Un Premier ministre qui marche sur des oeufs. Depuis plusieurs jours, les traitements infligés aux populations autochtones pendant des décennies sont de nouveau l'un des principaux sujets de conversation au Canada. Justin Trudeau, qui avait promis une «véritable réconciliation», ne semble pas parvenir à son objectif.
Pour rappel, c'est la découverte de tombes anonymes près de pensionnats pour autochtones à la fin du mois de juin qui a relancé la question. En tout, plus d'un millier de ces sépultures ont été retrouvées dans le pays. Les pensionnats en question étaient des établissements dans lesquels les enfants amérindiens étaient emmenés de force pour être «intégrés». On leur apprenait la religion chrétienne, une nouvelle langue, et ils recevaient un nouveau nom. Un procédé qualifié de «génocide culturel» par une commission nationale d'enquête lancée en 2015.
De plus, les recherches ont montré que les établissements, dirigés par l'Eglise catholique, étaient des lieux où les sévices étaient courants. Punitions brutales, tortures, viols étaient ainsi répandus. Les maltraitances étaient telles qu'au moins 4.100 enfants sont morts, dont une grande partie à cause de la tuberculose. Marc Miller, ministre des Services aux autochtones, a ainsi qualifié ces établissements de «camps de travail».
Au fur et à mesure des découvertes, qui ne font qu'amplifier la stupeur et la colère des autochtones et des Canadiens, la tension est montée d'un cran. Le 1er juillet, fête nationale du Canada, s'est transformée dans plusieurs villes en manifestations de soutien aux familles touchées par cette situation. De plus, plusieurs églises ont été incendiées ces derniers jours, malgré un appel au calme de certains membres des communautés autochtones.

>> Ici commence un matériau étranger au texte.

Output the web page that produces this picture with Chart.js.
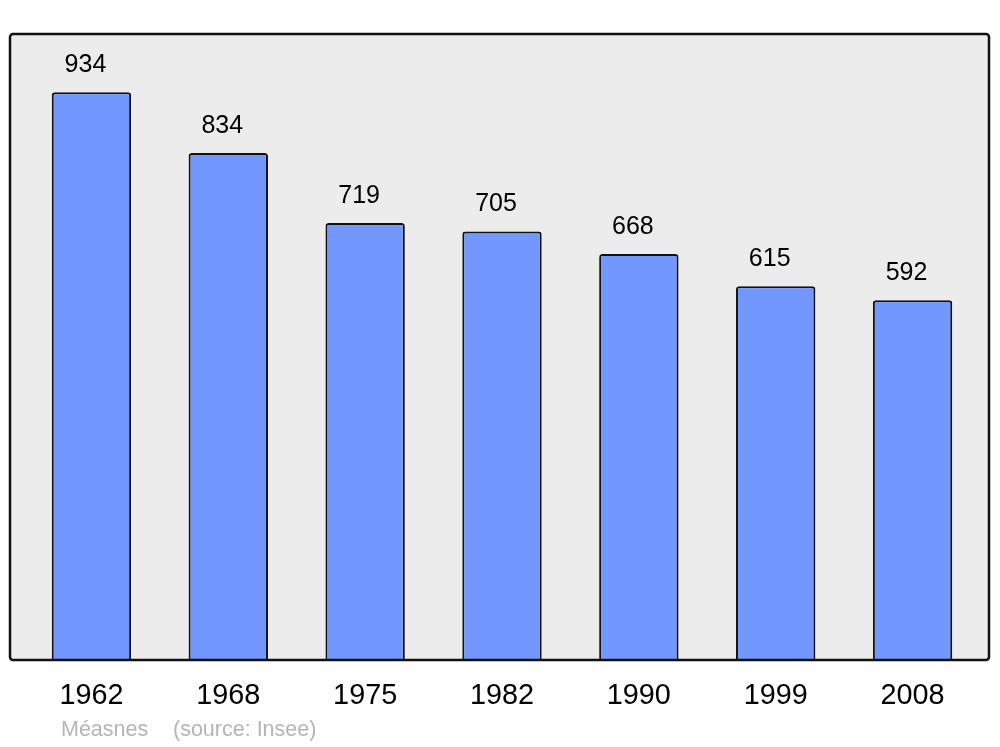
<!DOCTYPE html>
<html>
<head>
<meta charset="utf-8">
<script src="https://cdn.jsdelivr.net/npm/chart.js@4"></script>
<style>
html,body{margin:0;padding:0;background:#fff;}
#wrap{width:1000px;height:747px;position:relative;}
</style>
</head>
<body>
<div id="wrap"><canvas id="popChart" width="1000" height="747"></canvas></div>
<script>
// data
const years=["1962","1968","1975","1982","1990","1999","2008"];
const population=[934,834,719,705,668,615,592];
const commune="Méasnes";
const source="(source: Insee)";

const FONT="'Liberation Sans', Arial, sans-serif";

// grey panel + black frame around the plot
const framePlugin={
id:"frame",
beforeDraw(chart){
const a=chart.chartArea, c=chart.ctx;
c.save();
c.beginPath();
c.roundRect(a.left-13,a.top,a.right-a.left+21,a.bottom-a.top,3);
c.fillStyle="#ececec";
c.fill();
c.restore();
},
afterDatasetsDraw(chart){
const a=chart.chartArea, c=chart.ctx;
c.save();
c.beginPath();
c.roundRect(a.left-13,a.top,a.right-a.left+21,a.bottom-a.top,3);
c.lineWidth=2.5;
c.strokeStyle="#111";
c.stroke();
// value labels
c.fillStyle="#000";
c.font="25px "+FONT;
c.textAlign="center";
c.textBaseline="middle";
chart.getDatasetMeta(0).data.forEach((bar,i)=>{
c.fillText(population[i],bar.x-6,bar.y-27);
});
// footer
c.fillStyle="#b5b5b5";
c.font="21.5px "+FONT;
c.textAlign="left";
c.fillText(commune,61,730);
c.fillText(source,173,730);
c.restore();
}
};

new Chart(document.getElementById("popChart"),{
type:"bar",
data:{
labels:years,
datasets:[{
data:population,
backgroundColor:"#7298ff",
borderColor:"#111",
borderWidth:2,
borderRadius:{topLeft:3,topRight:3},
borderSkipped:"bottom",
barPercentage:0.58,
categoryPercentage:1
}]
},
options:{
responsive:false,
animation:false,
layout:{padding:{left:23,right:19,top:34,bottom:0}},
plugins:{legend:{display:false},tooltip:{enabled:false}},
scales:{
y:{display:false,min:0,max:1030},
x:{
grid:{display:false,drawTicks:false},
border:{display:false},
ticks:{color:"#000",font:{family:FONT,size:28.8},padding:19},
afterFit(scale){scale.height=87;}
}
}
},
plugins:[framePlugin]
});
</script>
</body>
</html>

La mémoire n'est pas le seul blocage
«Le Canada doit reconnaître la vérité», a ainsi déclaré Justin Trudeau ce mardi 6 juillet. Le Premier ministre a qualifié de «honteux» le passé de son pays à la vue des récentes révélations.
Le chef du gouvernement a pris, le même jour, une décision symbolique en nommant Mary Simon au poste de gouverneure générale du Canada. Elle est ainsi devenue la première femme autochtone à occuper la fonction de «représentante officielle de la reine Elizabeth II». «Aujourd'hui, après 154 ans, notre pays franchit une étape importante. Je ne vois pas de meilleure personne pour le moment», a assuré Justin Trudeau.
Cependant, si la mémoire est aujourd'hui le principal point de blocage entre le gouvernement central et les peuples autochtones, ce n'est pas le seul qui devra être résolu pour atteindre cette «réconciliation» tant espérée. En effet, Justin Trudeau a été la cible d'une forte contestation pour avoir soutenu la construction d'un oléoduc sur les terres ancestrales de la nation Wet'suwet'en.
En février dernier, Radio Canada expliquait qu'une vingtaine de protestataires ont été arrêtés pour avoir tenté de bloquer l'accès au chantier, entraînant une vague de colère. Une situation qui montre que la relation conflictuelle entre les deux parties ne s'arrête pas uniquement à l'histoire du Canada, et reste plus que jamais actuelle.